Le GPA ne peut porter atteinte à l'identité
Enfin, à plus de 100 reprises en 2015, le Défenseur des droits a présenté des observations devant les juridictions, concernant parfois des injustices en santé. Il s’est par exemple engagé contre le refus d’embarquement de personnes handicapées par une compagnie aérienne, s'est saisi des cas de harcèlement moral fondé sur l’origine et dans le débat sur la Gestation Pour Autrui (GPA), interdite en France.
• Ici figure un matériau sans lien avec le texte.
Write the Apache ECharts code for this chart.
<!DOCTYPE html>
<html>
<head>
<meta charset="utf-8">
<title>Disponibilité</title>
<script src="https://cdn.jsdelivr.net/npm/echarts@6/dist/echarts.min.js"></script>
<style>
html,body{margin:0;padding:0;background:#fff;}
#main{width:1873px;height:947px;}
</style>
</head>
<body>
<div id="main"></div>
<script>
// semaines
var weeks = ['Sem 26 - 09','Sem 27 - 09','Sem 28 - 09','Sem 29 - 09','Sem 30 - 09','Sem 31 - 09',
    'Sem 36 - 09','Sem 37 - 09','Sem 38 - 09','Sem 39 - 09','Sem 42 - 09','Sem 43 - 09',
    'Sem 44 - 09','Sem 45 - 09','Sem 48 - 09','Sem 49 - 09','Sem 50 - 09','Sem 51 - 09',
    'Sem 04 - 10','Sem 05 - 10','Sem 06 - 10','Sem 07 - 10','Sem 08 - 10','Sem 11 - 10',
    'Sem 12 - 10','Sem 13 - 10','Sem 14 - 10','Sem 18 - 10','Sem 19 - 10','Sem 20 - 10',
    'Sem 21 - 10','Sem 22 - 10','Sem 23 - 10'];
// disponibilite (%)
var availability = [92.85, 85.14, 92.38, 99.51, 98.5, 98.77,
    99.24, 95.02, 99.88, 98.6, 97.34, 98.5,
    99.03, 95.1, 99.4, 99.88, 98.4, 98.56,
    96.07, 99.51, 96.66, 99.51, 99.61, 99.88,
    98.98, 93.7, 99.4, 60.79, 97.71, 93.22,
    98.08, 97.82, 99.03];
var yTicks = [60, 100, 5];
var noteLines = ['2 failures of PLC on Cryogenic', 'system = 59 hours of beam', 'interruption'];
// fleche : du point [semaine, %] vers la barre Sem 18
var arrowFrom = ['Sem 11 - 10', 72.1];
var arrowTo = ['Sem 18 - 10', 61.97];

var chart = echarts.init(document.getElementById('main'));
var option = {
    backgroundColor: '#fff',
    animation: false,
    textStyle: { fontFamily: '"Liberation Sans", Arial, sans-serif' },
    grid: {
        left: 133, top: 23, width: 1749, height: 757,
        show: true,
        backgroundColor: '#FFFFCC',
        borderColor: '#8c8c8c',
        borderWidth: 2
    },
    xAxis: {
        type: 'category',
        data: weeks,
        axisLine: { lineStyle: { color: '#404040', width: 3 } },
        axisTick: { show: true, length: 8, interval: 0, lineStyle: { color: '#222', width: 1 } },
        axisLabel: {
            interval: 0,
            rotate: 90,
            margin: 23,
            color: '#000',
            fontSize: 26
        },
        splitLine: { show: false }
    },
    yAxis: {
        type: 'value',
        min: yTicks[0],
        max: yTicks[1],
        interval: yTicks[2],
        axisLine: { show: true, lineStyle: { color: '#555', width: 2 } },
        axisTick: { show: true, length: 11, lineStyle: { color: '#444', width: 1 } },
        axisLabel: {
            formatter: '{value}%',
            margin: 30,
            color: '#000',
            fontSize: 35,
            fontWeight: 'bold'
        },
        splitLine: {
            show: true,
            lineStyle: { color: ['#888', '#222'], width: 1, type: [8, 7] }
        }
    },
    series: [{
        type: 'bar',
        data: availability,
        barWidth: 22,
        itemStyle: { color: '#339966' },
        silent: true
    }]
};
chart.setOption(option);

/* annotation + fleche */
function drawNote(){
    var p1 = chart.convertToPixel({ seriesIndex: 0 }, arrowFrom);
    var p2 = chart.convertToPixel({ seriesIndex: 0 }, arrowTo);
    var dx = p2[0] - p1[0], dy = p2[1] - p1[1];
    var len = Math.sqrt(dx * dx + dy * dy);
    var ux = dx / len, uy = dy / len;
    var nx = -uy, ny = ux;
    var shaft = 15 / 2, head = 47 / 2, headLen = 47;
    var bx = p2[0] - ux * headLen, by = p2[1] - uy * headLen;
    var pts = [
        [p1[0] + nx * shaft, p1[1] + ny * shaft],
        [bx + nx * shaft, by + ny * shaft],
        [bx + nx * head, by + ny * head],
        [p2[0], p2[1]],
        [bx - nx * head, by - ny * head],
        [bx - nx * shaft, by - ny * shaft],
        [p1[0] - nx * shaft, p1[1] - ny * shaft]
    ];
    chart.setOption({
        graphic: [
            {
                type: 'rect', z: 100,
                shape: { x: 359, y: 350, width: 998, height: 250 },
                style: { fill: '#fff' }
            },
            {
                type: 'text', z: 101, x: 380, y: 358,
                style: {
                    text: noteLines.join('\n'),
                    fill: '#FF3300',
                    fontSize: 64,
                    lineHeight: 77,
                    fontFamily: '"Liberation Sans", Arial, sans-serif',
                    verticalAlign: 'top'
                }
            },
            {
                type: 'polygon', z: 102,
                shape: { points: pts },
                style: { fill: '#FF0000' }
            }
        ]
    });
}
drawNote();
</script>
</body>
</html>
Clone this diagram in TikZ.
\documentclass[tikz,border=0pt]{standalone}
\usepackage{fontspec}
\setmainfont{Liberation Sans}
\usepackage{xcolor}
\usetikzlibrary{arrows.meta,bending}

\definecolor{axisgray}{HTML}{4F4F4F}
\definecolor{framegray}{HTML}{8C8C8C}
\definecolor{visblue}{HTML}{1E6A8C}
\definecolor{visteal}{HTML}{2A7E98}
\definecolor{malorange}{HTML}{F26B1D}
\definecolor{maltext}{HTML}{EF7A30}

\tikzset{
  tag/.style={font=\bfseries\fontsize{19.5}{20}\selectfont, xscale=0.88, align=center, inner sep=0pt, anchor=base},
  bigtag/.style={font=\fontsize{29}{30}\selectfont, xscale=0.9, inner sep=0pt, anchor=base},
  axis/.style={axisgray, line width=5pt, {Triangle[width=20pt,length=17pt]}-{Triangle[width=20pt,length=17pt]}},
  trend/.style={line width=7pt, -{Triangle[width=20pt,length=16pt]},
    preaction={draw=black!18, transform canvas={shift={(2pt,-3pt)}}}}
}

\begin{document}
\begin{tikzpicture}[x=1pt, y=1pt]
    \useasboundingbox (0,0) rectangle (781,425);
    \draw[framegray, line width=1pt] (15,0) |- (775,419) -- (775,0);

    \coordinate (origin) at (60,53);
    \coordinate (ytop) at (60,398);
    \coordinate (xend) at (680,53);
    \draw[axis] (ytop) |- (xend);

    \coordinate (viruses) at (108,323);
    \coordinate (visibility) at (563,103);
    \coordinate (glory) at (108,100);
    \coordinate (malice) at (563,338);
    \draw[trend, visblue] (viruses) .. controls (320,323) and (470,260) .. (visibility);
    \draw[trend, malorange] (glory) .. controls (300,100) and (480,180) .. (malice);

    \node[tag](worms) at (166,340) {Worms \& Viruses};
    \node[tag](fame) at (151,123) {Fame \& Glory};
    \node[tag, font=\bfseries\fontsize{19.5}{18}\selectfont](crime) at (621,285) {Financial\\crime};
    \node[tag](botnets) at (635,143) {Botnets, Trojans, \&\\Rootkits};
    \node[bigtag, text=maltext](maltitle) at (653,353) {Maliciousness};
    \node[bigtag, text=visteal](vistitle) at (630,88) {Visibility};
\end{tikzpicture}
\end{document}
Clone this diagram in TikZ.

Et dans cette dernière affaire, il a rappelé deux arrêts de la Cour Européenne des Droits de l’Homme (CEDH) afin que le droit national soit conforme au droit européen.
D'après ces jurisprudences, la France a le droit d’interdire la GPA sur son territoire mais elle ne peut porter atteinte au droit à l’identité des enfants ainsi conçus. « Priver un enfant d’état civil ne peut avoir que des conséquences dommageables », est-il indiqué dans le rapport.
Pour rappel, la Cour de cassation a validé, vendredi 3 juillet, l’inscription à l’état civil d’enfants nés à l’étranger par gestation pour autrui (GPA).
La loi « autorisant le mariage pour les couples de même sexe » de 2013 a élargi aux couples de même sexe l’adoption déjà possible pour les personnes célibataires depuis 1966. L’accès à la procréation médicalement assistée (PMA) reste quant à lui restreint aux couples hétérosexuels pour remédier à une infertilité qui n’a parfois pas d’origine biologique. « La parentalité des femmes seules et en couple étant reconnue au travers de l’adoption, l’ouverture de l’accès à la PMA garantirait une égalité des droits », écrit le Défenseur des droits.
« Elle permettrait également de mettre fin à l’incertitude juridique dans laquelle vivent les familles homoparentales aujourd’hui, ces dernières subissant des procédures longues pour pouvoir établir la filiation de la conjointe avec un enfant né de PMA à l’étranger », pense-t-il.
En ce sens, le Défenseur des droits a rendu, en 2015, un avis (avis n° 15-18, 3 juillet 2015) en faveur de l’accès à la PMA pour toutes les femmes, qu’elles soient en couple ou célibataires, « afin de progresser vers l’égalité des droits quelle que soit l’orientation sexuelle ou la situation de famille des femmes », rappelle le rapport.